I looked around in the vain hope she was talking to someone else.
“Come on, Jessie—she didn’t tell me—so did she tell you?”
“What the hell are you talking about?”
“Lacey and Danny.” She made a face when she said his name. “How long has that been going on? How could she keep that from me? How could you keep that from me?”
I raised my hands up, innocent-style. “Whoa. When were they ever a thing?”
She slumped back a little. “Okay, good. I couldn’t stand it if I were the only one who didn’t know.”
“No, seriously, what the fuck are you talking about, Sarah?”
“Um, this past weekend? At Liam’s?”
“No. No no no—wait—what are people saying happened?”
“That they hooked up.” Her expression was trapped between her prurient interest, her disgust at Danny, and her general feeling-left-out dismay.
“Apparently our little angel decided to drop her halo for the night and let Danny Mayweather get some. Can you believe it? Putting out—to him?” She did a whole body shudder.
“Like, I want that to have been her first time, so I lost my virginity before she did, even if I know that’s stupid—but if it was her first time, why, out of all the guys on campus, would anyone pick him? ”
My throat closed and the bright lights behind my eyes came on again, a headache twinkling close behind. I fought to concentrate on Sarah. “How does anyone know?”
“Danny’s telling the whole school. Because of course he would. Which would be another reason not to fuck him.”
“She didn’t?—”
“That’s not what he’s saying.”
I didn’t get the chance to finish my sentence. She didn’t want to fuck him. He hadn’t given her a choice.
The light from Ms. Liebel’s projector started to sting me and the fireflies of all my classmates’ texts, phones checking email, locations, all the ping-ping-pinging—everything felt sharp and awful and it was more than I could stand.
I felt like I was about to throw up, and it must have showed on my face.
“Jessica—” Sarah said from beside me, her voice sinking with concern. “Don’t be jealous. You’ll get your turn soon.” She patted my back, and that was the last straw. I grabbed my bag and ran out of the room as Ms. Liebel shouted my name.
By some miracle I made it outside without being noticed. If I’d been caught in the hall without a pass, someone might assume I’d been cheating and I’d get hauled into the principal’s for sure—our pass system was draconian, and administration’s fear of cheating constant.
I hid alongside a brick wall, in an alcove, hidden behind a bush, out of reach of electronic lassos. I had to tell Lacey—but I knew instinctively if I touched my phone now, it would explode.
What if—I didn’t touch it? What if I just left it in my pocket and used it, like I’d been playing Juicejam?
I took several deep breaths first and then found it, inside my bag, with my powers.
Just sitting there, curled up like a sparkly electronic kitten.
I touched it with my mind and felt the press into its charges, like I was petting one of the Persians on Lacey’s ceiling, and turned it on, seeing it sparkle ever so slightly brighter.
Message screen.
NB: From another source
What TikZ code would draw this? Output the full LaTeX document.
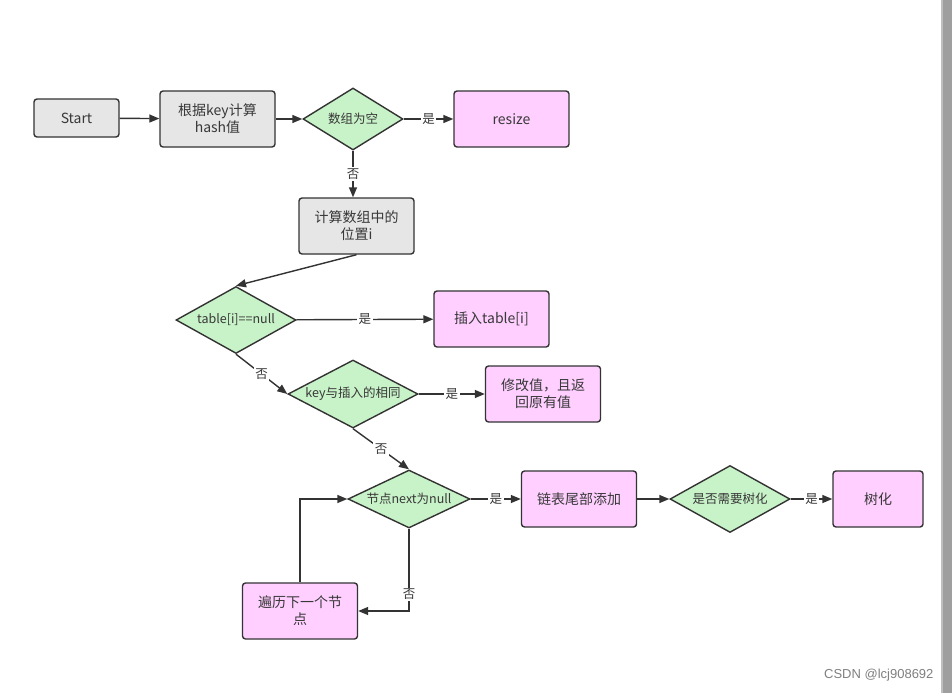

Lacey’s name. Keyboard.
It was amazing how soft it felt to move things, when it hurt my brain so much.
Lacey—people are saying you and Danny hooked up.
Was it him?
I felt the potential of the message there, waiting, until I pushed it off and saw it go, a flash of green. And then, upon reflection, I added:
When they say that—what do you want me to say?
I waited thirty seconds. I was calm enough now—I reached back into my pocket and pulled out my phone, and sure enough, I’d really sent it.
Just by thinking. I waited another half a minute—but I couldn’t hide in the bushes all day.
I walked back inside with the volume of my phone turned off.
When she texted me back I knew I would know.
Ms. Liebel let me back in the room after I apologized and claimed to have had a stomach complaint. Everyone in the class snickered, but I didn’t care, I just sat back next to Sarah.
“Drama queen much?” she whispered. I ignored her.